1 Ahmad M. Sewang, Islamisasi Kerajaan Gowa (Abad XVI sampai Abad XVII), Jakarta: Yayasan Obor Indonesia, 2005, hlm. 21.
2 Abu Hamid, Syekh Yusuf Makassar:Seorang Ulama, Sufi, dan Pejuang, Jakarta: Yayasan Obor Indonesia, 1994, hlm. 30-31.
3 Harun Kadir, Sejarah Daerah Sulawesi Selatan, Jakarta: Departemen Pendidikan dan Kebudayaan, 1978, hlm. 27.
4 Ahmad M. Sewang, Islamisasi Kerajaan Gowa (Abad XVI sampai Abad XVII), Jakarta: Yayasan Obor Indonesia, 2005, hlm. 22.
5 J. Noorduyn, De Islamisering van Makassar, dalam BKI, No. 112, 1956, hlm. 249.
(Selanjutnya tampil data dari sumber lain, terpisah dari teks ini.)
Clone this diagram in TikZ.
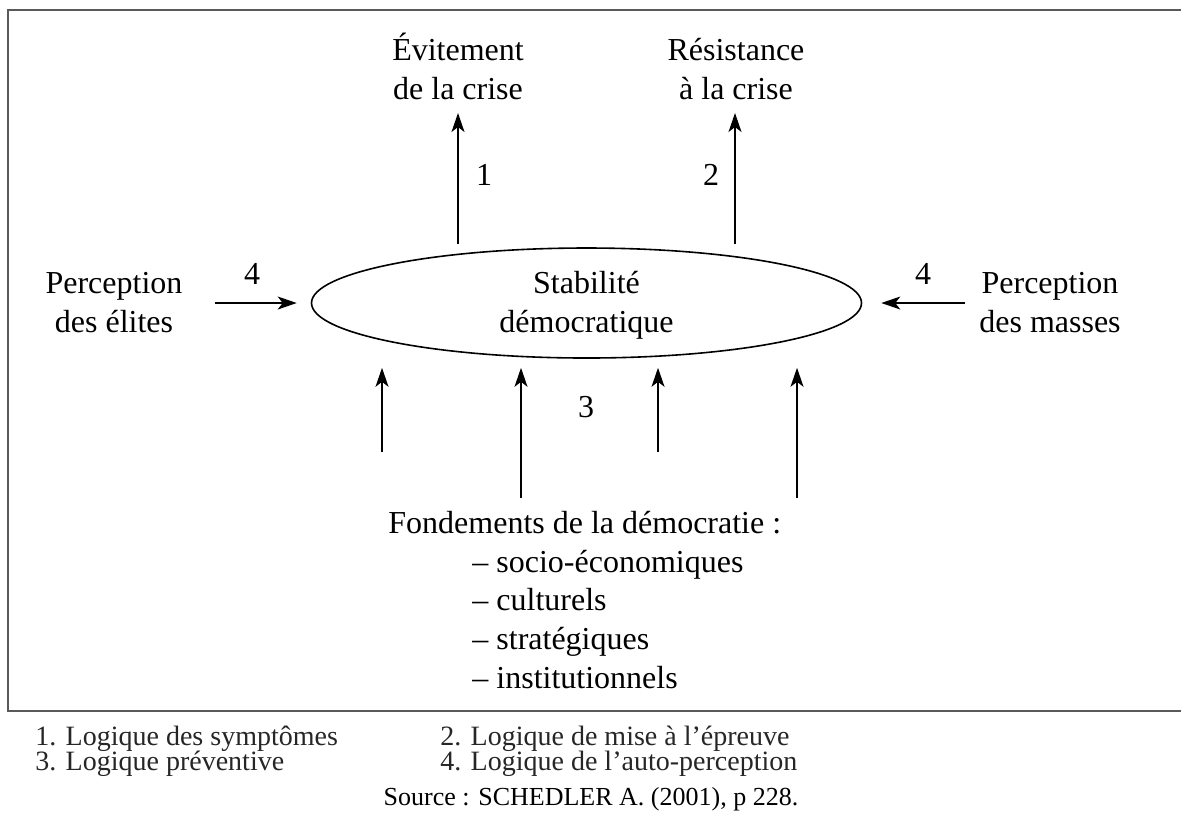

6 Ahmad M. Sewang, Islamisasi Kerajaan Gowa (Abad XVI sampai Abad XVII), Jakarta: Yayasan Obor Indonesia, 2005, hlm. 29.
7 Ahmad M. Sewang, Islamisasi Kerajaan Gowa (Abad XVI sampai Abad XVII), Jakarta: Yayasan Obor Indonesia, 2005, hlm. 113.
8 Abu Hamid, Syekh Yusuf Makassar:Seorang Ulama, Sufi, dan Pejuang, Jakarta: Yayasan Obor Indonesia, 1994, hlm. 213.